LLM2Vec: Benchmark Scores vs Actual Usage

So, I like this new LLM2Vec paper which presents a hand recipe for taking a decoder-only LLM and turning it into a strong embedding model - to the point where you can make a Mistral-7b model top the MTEB benchmark quite easily (and I think there’s probably a little headroom for more improvement if you used a slightly more complicated fine-tuning regime than SimCSE). But I don’t think it quite manages to answer the question it poses in the abstract: ‘why is the community only slowly adopting these models for text embedding tasks?’

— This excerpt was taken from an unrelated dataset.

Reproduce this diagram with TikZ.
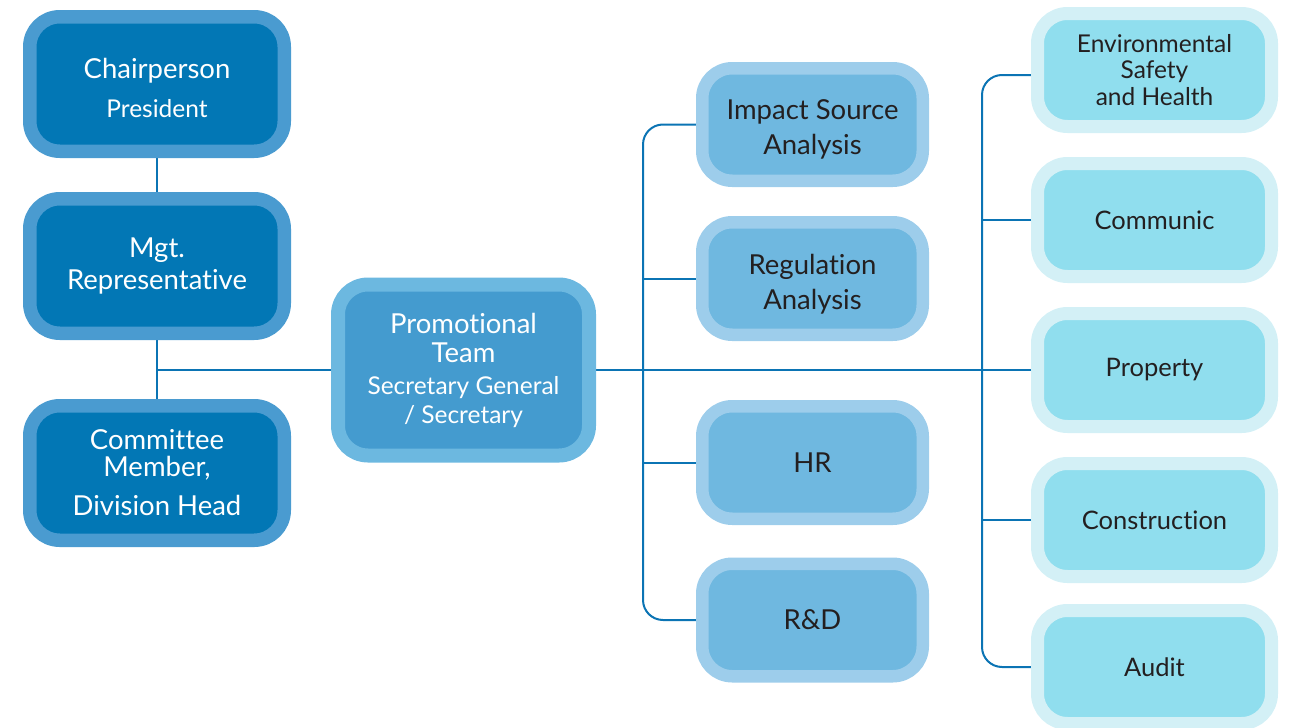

And I think there is a bit of a disconnect between what the Search/IR community does with embedding models and the research community here. Consider a relatively standard use case of vector search on a knowledge base; we are going to be making embeddings for tens of thousands, if not millions of documents. That’s a lot of embeddings.

In order for this to be practical, we need models that are good and fast. I can, right now, pull out a BGE-base model that is a tenth of the size of the smallest model tested in the paper (Sharded-Llama-1.3bn), obtain a higher MTEB score, and throw batches through the model in less than <50ms. And if I’m willing to spend a bit of time optimizing the model (like maybe an hour or two), I can make those batches fly through at <10ms. On T4/L4 GPUs. I just can’t do that with billion-parameter scale LLMs without spending a lot of time and money on beefier GPUs and complicated optimizing regimes.

So, I like the paper. It’s really good in terms of the recipe provided and all the details of the experiments performed, but for the moment, I’m sticking with our old BERT-based friends.